Team up with another supplier

Can you team up with another supplier in your area to deliver or share the deliveries of your goods? How about the greengrocer or butcher? You might even find joy setting yourself up on Just Eat, they might offer a discount for morning or afternoon deliveries?

Spreading the cost of market stalls

Instead of having your own stall could you team up with another seller to share the load. It can be a great way to lower your costs, free up some time and share customers.

15. Spend less on marketing

If you are spending a lot on advertising your business, could you spend less and use cheaper options, such as social media? Once a bakery is established it can usually generate enough revenue through word-of-mouth and reviews. Don’t cut short a successful campaign, but it is worth reviewing the return you are receiving from your marketing activities.
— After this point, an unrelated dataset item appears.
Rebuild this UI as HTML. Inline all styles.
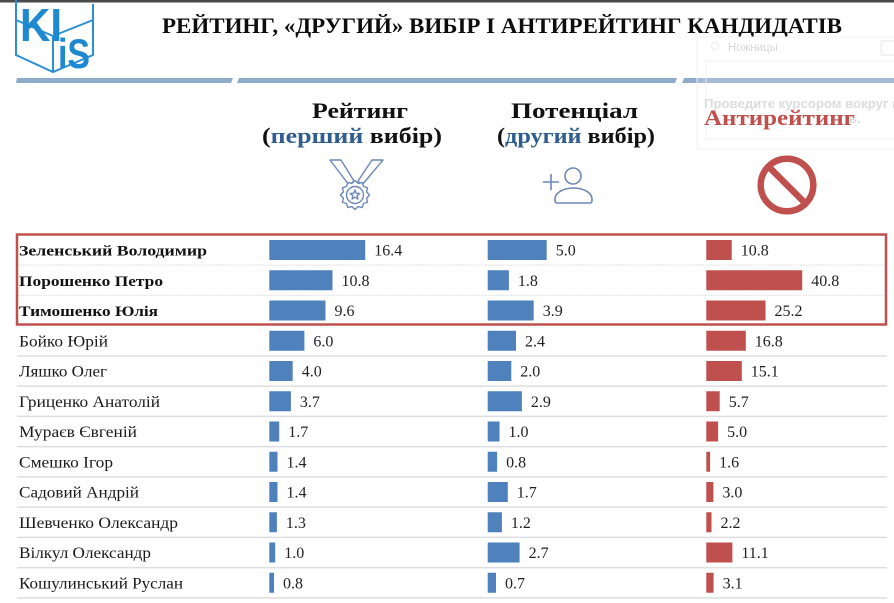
<!DOCTYPE html>
<html>
<head>
<meta charset="utf-8">
<style>
  html, body { margin:0; padding:0; background:#fff; }
  svg { display:block; }
  text { font-family: "Liberation Serif", "DejaVu Serif", serif; }
  .nm { font-size:15.5px; fill:#1a1a1a; }
  .nb { font-size:15px; font-weight:bold; fill:#111; }
  .v { font-size:16px; fill:#222; }
  .hd { font-size:22px; font-weight:bold; fill:#111; }
</style>
</head>
<body>
<svg width="894" height="603" viewBox="0 0 894 603" xmlns="http://www.w3.org/2000/svg">
  <rect x="0" y="0" width="894" height="603" fill="#ffffff"/>
  <rect x="0" y="0" width="894" height="2.5" fill="#4a4a4a"/>

  <!-- Logo -->
  <g stroke="#2a8fd4" stroke-width="2" fill="none">
    <path d="M16,0 V55 L53,72 L93,55 V4"/>
    <path d="M53,72 V36 M53,36 L16,20 M53,36 L93,20"/>
  </g>
  <text x="20" y="41" font-size="46" font-weight="bold" fill="#1e88d0" textLength="42" lengthAdjust="spacingAndGlyphs" style="font-family:'Liberation Sans',sans-serif">KI</text>
  <text x="58" y="68" font-size="42" font-weight="bold" fill="#1e88d0" textLength="32" lengthAdjust="spacingAndGlyphs" style="font-family:'Liberation Sans',sans-serif">iS</text>

  <!-- Title -->
  <text x="162" y="33" font-size="22" font-weight="bold" fill="#0d0d0d" textLength="680" lengthAdjust="spacingAndGlyphs">РЕЙТИНГ, «ДРУГИЙ» ВИБІР І АНТИРЕЙТИНГ КАНДИДАТІВ</text>

  <!-- Header separator -->
  <polygon points="17,78 233,78 231,83 16,83" fill="#8eabcc"/>
  <polygon points="239,78 677,78 675,83 237,83" fill="#8eabcc"/>
  <polygon points="684,78 894,78 894,83 682,83" fill="#8eabcc"/>

  <!-- Snipping overlay (faint) -->
  <rect x="697" y="37" width="205" height="112" rx="3" fill="#ffffff" fill-opacity="0.2" stroke="#f0f0f0" stroke-width="1"/>
  <circle cx="715" cy="46" r="3.5" fill="none" stroke="#ececec" stroke-width="1"/>
  <text x="728" y="51" font-size="11.5" fill="#d8d8d8" style="font-family:'Liberation Sans',sans-serif">Ножницы</text>
  <rect x="881" y="41" width="16" height="14" rx="2" fill="none" stroke="#e6e6e6"/>
  <rect x="706" y="61" width="192" height="78" fill="none" stroke="#f0f0f0"/>
  <text x="704" y="108" font-size="13" font-weight="bold" fill="#dcdcdc" textLength="196" lengthAdjust="spacingAndGlyphs" style="font-family:'Liberation Sans',sans-serif">Проведите курсором вокруг п</text>
  <text x="849" y="123" font-size="13" font-weight="bold" fill="#dcdcdc" style="font-family:'Liberation Sans',sans-serif">ь.</text>

  <!-- Column headers -->
  <text x="312" y="118" class="hd" textLength="96" lengthAdjust="spacingAndGlyphs">Рейтинг</text>
  <text x="262" y="143" class="hd" textLength="180" lengthAdjust="spacingAndGlyphs">(<tspan fill="#2f5d8e">перший</tspan> вибір)</text>
  <text x="511" y="118" class="hd" textLength="127" lengthAdjust="spacingAndGlyphs">Потенціал</text>
  <text x="497" y="143" class="hd" textLength="158" lengthAdjust="spacingAndGlyphs">(<tspan fill="#2f5d8e">другий</tspan> вибір)</text>
  <text x="704" y="125" class="hd" style="fill:#c0504d" textLength="151" lengthAdjust="spacingAndGlyphs">Антирейтинг</text>

  <!-- Medal icon -->
  <g stroke="#6d87b7" stroke-width="1.4" fill="none" stroke-linejoin="round">
    <polygon points="330,160 341,160 354,181 349,185"/>
    <polygon points="383,160 372,160 358,181 362,185"/>
    <polygon fill="#ffffff" points="369.5,195 366.59,198.11 367.56,202.25 363.49,203.49 362.25,207.56 358.11,206.59 355,209.5 351.89,206.59 347.75,207.56 346.51,203.49 342.44,202.25 343.41,198.11 340.5,195 343.41,191.89 342.44,187.75 346.51,186.51 347.75,182.44 351.89,183.41 355,180.5 358.11,183.41 362.25,182.44 363.49,186.51 367.56,187.75 366.59,191.89"/>
    <circle cx="355" cy="195" r="8.5"/>
    <polygon points="355,190 356.29,193.22 359.76,193.45 357.09,195.68 357.94,199.05 355,197.2 352.06,199.05 352.91,195.68 350.24,193.45 353.71,193.22"/>
  </g>

  <!-- Person-plus icon -->
  <g stroke="#6d87b7" stroke-width="1.6" fill="none" stroke-linecap="round">
    <circle cx="573" cy="176" r="8"/>
    <path d="M555,201 v-2 a18.5,11 0 0 1 37,0 v2 a2,2 0 0 1 -2,2 h-33 a2,2 0 0 1 -2,-2 z"/>
    <line x1="543.5" y1="182" x2="558.5" y2="182"/>
    <line x1="551" y1="174.5" x2="551" y2="189.5"/>
  </g>

  <!-- Forbidden icon -->
  <g stroke="#c0504d" stroke-width="6.5" fill="none">
    <circle cx="787" cy="185" r="26.3"/>
    <line x1="768.4" y1="166.4" x2="805.6" y2="203.6"/>
  </g>

  <!-- Row separators -->
  <g stroke="#e3e3e3" stroke-width="1.2" stroke-dasharray="1.5 1">
    <line x1="18" y1="265.1" x2="886" y2="265.1"/>
    <line x1="18" y1="295.4" x2="886" y2="295.4"/>
  </g>
  <g stroke="#dedede" stroke-width="1.5">
    <line x1="17" y1="355.9" x2="887" y2="355.9"/>
    <line x1="17" y1="386.1" x2="887" y2="386.1"/>
    <line x1="17" y1="416.4" x2="887" y2="416.4"/>
    <line x1="17" y1="446.6" x2="887" y2="446.6"/>
    <line x1="17" y1="476.9" x2="887" y2="476.9"/>
    <line x1="17" y1="507.1" x2="887" y2="507.1"/>
    <line x1="17" y1="537.4" x2="887" y2="537.4"/>
    <line x1="17" y1="567.6" x2="887" y2="567.6"/>
    <line x1="17" y1="597.9" x2="887" y2="597.9"/>
  </g>

  <!-- Names -->
  <text x="19" y="255.5" class="nb" textLength="188" lengthAdjust="spacingAndGlyphs">Зеленський Володимир</text>
  <text x="19" y="285.8" class="nb" textLength="144" lengthAdjust="spacingAndGlyphs">Порошенко Петро</text>
  <text x="19" y="316" class="nb" textLength="139" lengthAdjust="spacingAndGlyphs">Тимошенко Юлія</text>
  <text x="19" y="346.3" class="nm" textLength="89" lengthAdjust="spacingAndGlyphs">Бойко Юрій</text>
  <text x="19" y="376.5" class="nm" textLength="88" lengthAdjust="spacingAndGlyphs">Ляшко Олег</text>
  <text x="19" y="406.8" class="nm" textLength="141" lengthAdjust="spacingAndGlyphs">Гриценко Анатолій</text>
  <text x="19" y="437" class="nm" textLength="118" lengthAdjust="spacingAndGlyphs">Мураєв Євгеній</text>
  <text x="19" y="467.3" class="nm" textLength="94" lengthAdjust="spacingAndGlyphs">Смешко Ігор</text>
  <text x="19" y="497.5" class="nm" textLength="120" lengthAdjust="spacingAndGlyphs">Садовий Андрій</text>
  <text x="19" y="527.8" class="nm" textLength="159" lengthAdjust="spacingAndGlyphs">Шевченко Олександр</text>
  <text x="19" y="558" class="nm" textLength="132" lengthAdjust="spacingAndGlyphs">Вілкул Олександр</text>
  <text x="19" y="588.3" class="nm" textLength="164" lengthAdjust="spacingAndGlyphs">Кошулинський Руслан</text>

  <!-- Rating bars -->
  <g fill="#4f81bd">
    <rect x="269.3" y="240" width="95.9" height="20"/>
    <rect x="269.3" y="270.25" width="63.2" height="20"/>
    <rect x="269.3" y="300.5" width="56.2" height="20"/>
    <rect x="269.3" y="330.75" width="35.1" height="20"/>
    <rect x="269.3" y="361" width="23.4" height="20"/>
    <rect x="269.3" y="391.25" width="21.6" height="20"/>
    <rect x="269.3" y="421.5" width="9.9" height="20"/>
    <rect x="269.3" y="451.75" width="8.2" height="20"/>
    <rect x="269.3" y="482" width="8.2" height="20"/>
    <rect x="269.3" y="512.25" width="7.6" height="20"/>
    <rect x="269.3" y="542.5" width="5.9" height="20"/>
    <rect x="269.3" y="572.75" width="4.7" height="20"/>
  </g>
  <text class="v" x="374.2" y="255.5">16.4</text>
  <text class="v" x="341.5" y="285.8">10.8</text>
  <text class="v" x="334.5" y="316">9.6</text>
  <text class="v" x="313.4" y="346.3">6.0</text>
  <text class="v" x="301.7" y="376.5">4.0</text>
  <text class="v" x="299.9" y="406.8">3.7</text>
  <text class="v" x="288.2" y="437">1.7</text>
  <text class="v" x="286.5" y="467.3">1.4</text>
  <text class="v" x="286.5" y="497.5">1.4</text>
  <text class="v" x="285.9" y="527.8">1.3</text>
  <text class="v" x="284.2" y="558">1.0</text>
  <text class="v" x="283.0" y="588.3">0.8</text>

  <!-- Potential bars -->
  <g fill="#4f81bd">
    <rect x="487.7" y="240" width="59" height="20"/>
    <rect x="487.7" y="270.25" width="21.2" height="20"/>
    <rect x="487.7" y="300.5" width="46" height="20"/>
    <rect x="487.7" y="330.75" width="28.3" height="20"/>
    <rect x="487.7" y="361" width="23.6" height="20"/>
    <rect x="487.7" y="391.25" width="34.2" height="20"/>
    <rect x="487.7" y="421.5" width="11.8" height="20"/>
    <rect x="487.7" y="451.75" width="9.4" height="20"/>
    <rect x="487.7" y="482" width="20.1" height="20"/>
    <rect x="487.7" y="512.25" width="14.2" height="20"/>
    <rect x="487.7" y="542.5" width="31.9" height="20"/>
    <rect x="487.7" y="572.75" width="8.3" height="20"/>
  </g>
  <text class="v" x="555.7" y="255.5">5.0</text>
  <text class="v" x="517.9" y="285.8">1.8</text>
  <text class="v" x="542.7" y="316">3.9</text>
  <text class="v" x="525.0" y="346.3">2.4</text>
  <text class="v" x="520.3" y="376.5">2.0</text>
  <text class="v" x="530.9" y="406.8">2.9</text>
  <text class="v" x="508.5" y="437">1.0</text>
  <text class="v" x="506.1" y="467.3">0.8</text>
  <text class="v" x="516.8" y="497.5">1.7</text>
  <text class="v" x="510.9" y="527.8">1.2</text>
  <text class="v" x="528.6" y="558">2.7</text>
  <text class="v" x="505.0" y="588.3">0.7</text>

  <!-- Anti-rating bars -->
  <g fill="#c0504d">
    <rect x="706.3" y="240" width="25.4" height="20"/>
    <rect x="706.3" y="270.25" width="95.9" height="20"/>
    <rect x="706.3" y="300.5" width="59.2" height="20"/>
    <rect x="706.3" y="330.75" width="39.5" height="20"/>
    <rect x="706.3" y="361" width="35.5" height="20"/>
    <rect x="706.3" y="391.25" width="13.4" height="20"/>
    <rect x="706.3" y="421.5" width="11.8" height="20"/>
    <rect x="706.3" y="451.75" width="3.8" height="20"/>
    <rect x="706.3" y="482" width="7.1" height="20"/>
    <rect x="706.3" y="512.25" width="5.2" height="20"/>
    <rect x="706.3" y="542.5" width="26.1" height="20"/>
    <rect x="706.3" y="572.75" width="7.3" height="20"/>
  </g>
  <text class="v" x="740.7" y="255.5">10.8</text>
  <text class="v" x="811.2" y="285.8">40.8</text>
  <text class="v" x="774.5" y="316">25.2</text>
  <text class="v" x="754.8" y="346.3">16.8</text>
  <text class="v" x="750.8" y="376.5">15.1</text>
  <text class="v" x="728.7" y="406.8">5.7</text>
  <text class="v" x="727.1" y="437">5.0</text>
  <text class="v" x="719.1" y="467.3">1.6</text>
  <text class="v" x="722.4" y="497.5">3.0</text>
  <text class="v" x="720.5" y="527.8">2.2</text>
  <text class="v" x="741.4" y="558">11.1</text>
  <text class="v" x="722.6" y="588.3">3.1</text>

  <!-- Highlight box -->
  <rect x="17" y="234.5" width="869" height="90" fill="none" stroke="#c0504d" stroke-width="2.5"/>
</svg>
</body>
</html>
16. Make more revenue from your bakery kitchen

Here are a few ideas that can allow you to make more income from your bakery kitchen:

Hold baking classes

Many bakeries close production over the weekend making this an ideal time to run your own baking club. Invite people to a one-off event or start your own membership club to fill your bakery’s downtime. You can even pay someone else to do it for you.

Hire out your kitchen

If you are just starting out you might find that you have some downtime in the afternoons. It might be an idea to offer it up for hire. Caterers, cake makers, culinary teachers or even a takeaway might have a use for your premises. As long as you have strict rules on cleaning up this could be advantageous.

Bakery profitability summary

There are a lot of suggestions here, and there are thousands more available that could help you to improve the profit of a bakery. Some are a little “out there” but you never know! If you implement them it may surprise you how well they are appreciated by your customers whilst also improving revenue. It’s possible that your customers prefer your new ways of working!